Thanks for the review Edo. Again, another example of a work that I had no idea existed.

One question, did any version of Mantis show up in The Point Man?

Edo Bosnar said...

Mmmmmmmm, nope, Martinex, can't say that any character in the book reminded me of Mantis...

Russ said...

This is out of the usual orbit, but I've been thinking about old Murphy Anderson comics lately, for obvious reasons, and his frequent collaborator, Gardner Fox, had a massive number of books published, historical, science fiction and (under pseudonyms) romance and soft porn.

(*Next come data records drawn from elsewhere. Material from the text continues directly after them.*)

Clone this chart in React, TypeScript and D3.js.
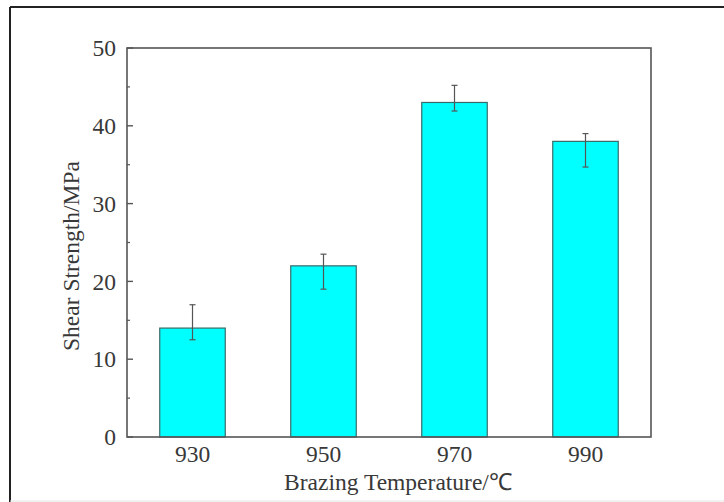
import React from "react";
import * as d3 from "d3";

const categories = ["930", "950", "970", "990"];
const values = [14, 22, 43, 38];
const errHigh = [17.0, 23.5, 45.2, 39.0];
const errLow = [12.5, 19.0, 41.9, 34.7];
const yTicks = [0, 10, 20, 30, 40, 50];
const yMinorTicks = [5, 15, 25, 35, 45];

const W = 724, H = 502;
const M = { left: 127, right: 651, top: 48, bottom: 437 };

export default function App() {
  const x = d3.scaleBand<string>().domain(categories).range([M.left, M.right]).paddingInner(0.5).paddingOuter(0.25);
  const y = d3.scaleLinear().domain([0, 50]).range([M.bottom, M.top]);
  const font = "'Liberation Serif', 'Times New Roman', serif";
  const txt = "#383838";
  const axis = "#555";
  const fs = 23.5;
  return (
    <svg width={W} height={H} style={{ position: "absolute", left: 0, top: 0, background: "#fff" }}>
      {/* outer frame */}
      <line x1={10} y1={7} x2={W} y2={7} stroke="#222" strokeWidth={2} />
      <line x1={10} y1={7} x2={10} y2={H} stroke="#222" strokeWidth={2} />
      <line x1={10} y1={H - 1} x2={W} y2={H - 1} stroke="#e4e4e4" strokeWidth={1} />
      {/* bars */}
      {categories.map((c, i) => (
        <rect key={c} x={x(c)} y={y(values[i])} width={x.bandwidth()} height={y(0) - y(values[i])}
          fill="#00FFFF" stroke="#3a6a6a" strokeWidth={1.2} />
      ))}
      {/* error bars */}
      {categories.map((c, i) => {
        const cx = (x(c) as number) + x.bandwidth() / 2;
        return (
          <g key={"e" + c} stroke="#555" strokeWidth={1.2}>
            <line x1={cx} x2={cx} y1={y(errHigh[i])} y2={y(errLow[i])} />
            <line x1={cx - 3} x2={cx + 3} y1={y(errHigh[i])} y2={y(errHigh[i])} />
            <line x1={cx - 3} x2={cx + 3} y1={y(errLow[i])} y2={y(errLow[i])} />
          </g>
        );
      })}
      {/* plot frame */}
      <rect x={M.left} y={M.top} width={M.right - M.left} height={M.bottom - M.top} fill="none" stroke={axis} strokeWidth={1.6} />
      {/* y ticks */}
      {yTicks.map((t) => (
        <g key={t}>
          <line x1={M.left} x2={M.left + 6} y1={y(t)} y2={y(t)} stroke={axis} strokeWidth={1.4} />
          <text x={M.left - 11} y={y(t)} dy="0.35em" textAnchor="end" fontFamily={font} fontSize={fs} fill={txt}>{t}</text>
        </g>
      ))}
      {yMinorTicks.map((t) => (
        <line key={"m" + t} x1={M.left} x2={M.left + 3} y1={y(t)} y2={y(t)} stroke={axis} strokeWidth={1.2} />
      ))}
      {/* x labels */}
      {categories.map((c) => (
        <text key={"x" + c} x={(x(c) as number) + x.bandwidth() / 2} y={462} textAnchor="middle" fontFamily={font} fontSize={fs} fill={txt}>{c}</text>
      ))}
      <text x={398} y={490} textAnchor="middle" fontFamily={font} fontSize={fs} fill={txt}>Brazing Temperature/℃</text>
      <text transform={`translate(79, 256) rotate(-90)`} textAnchor="middle" fontFamily={font} fontSize={fs} fill={txt}>Shear Strength/MPa</text>
    </svg>
  );
}
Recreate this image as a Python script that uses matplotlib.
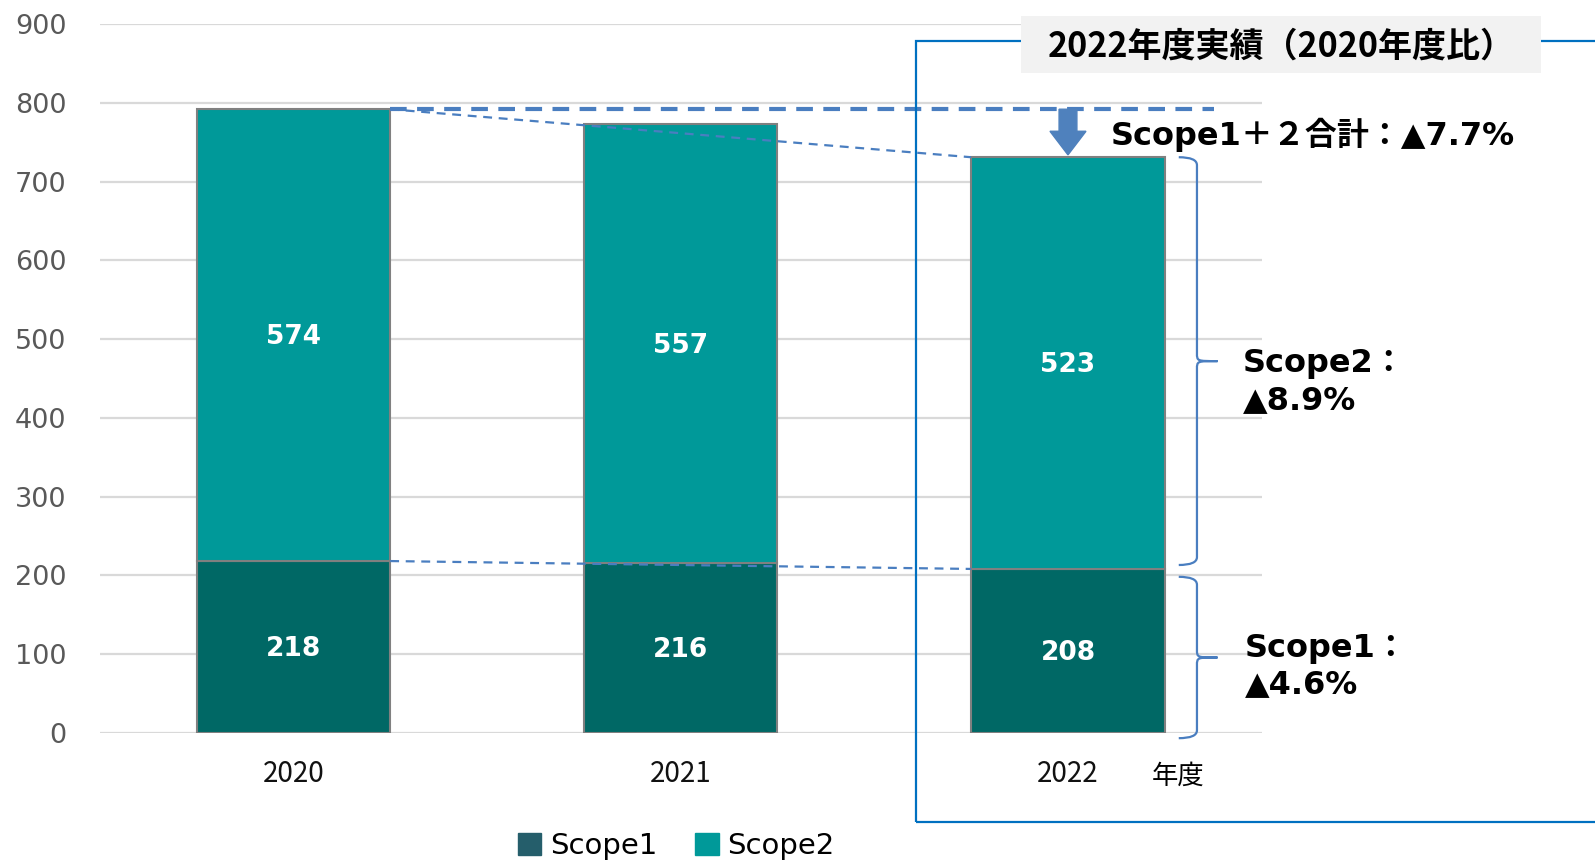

The really interesting one I recall is Lou Cameron, who was a fantastic artist of horror comics and, I think, Classics Illustrated. He somehow ended up being a very prolific novelist, also using various pseudonyms. He wrote a ton of novelizations of movies and television shows like How the West Was Won and Kung Fu. He was an award-winning writer of Western Fiction, and created the incredibly sleazy adult Western series Longarm in the late 70s, which ran for a couple of hundred volumes at least.

Both of these guys went pretty far afield of their comic book beginnings and were sometimes great, sometimes mediocre. But you never got the feeling that they were pretending to be "real" writers as I did from some of the comics guys who didn't seem equipped for substantive work. You don.t want the reaction to be "that's pretty good, for a comic book writer."

Edo Bosnar said...

Russ' comment above reminded me of another "opposite case" situations that I'm ashamed to admit I didn't think of right away: Alan Brennert. He's a rather successful screen-writer and novelist who dabbled in comics for a while in the late '70s and '80s, and he wrote what is probably my favorite Batman story, "The Autobiography of Bruce Wayne" from Brave & the Bold #197. I actually have a few of his prose books sitting on my shelf, waiting to be read (another reason to be ashamed).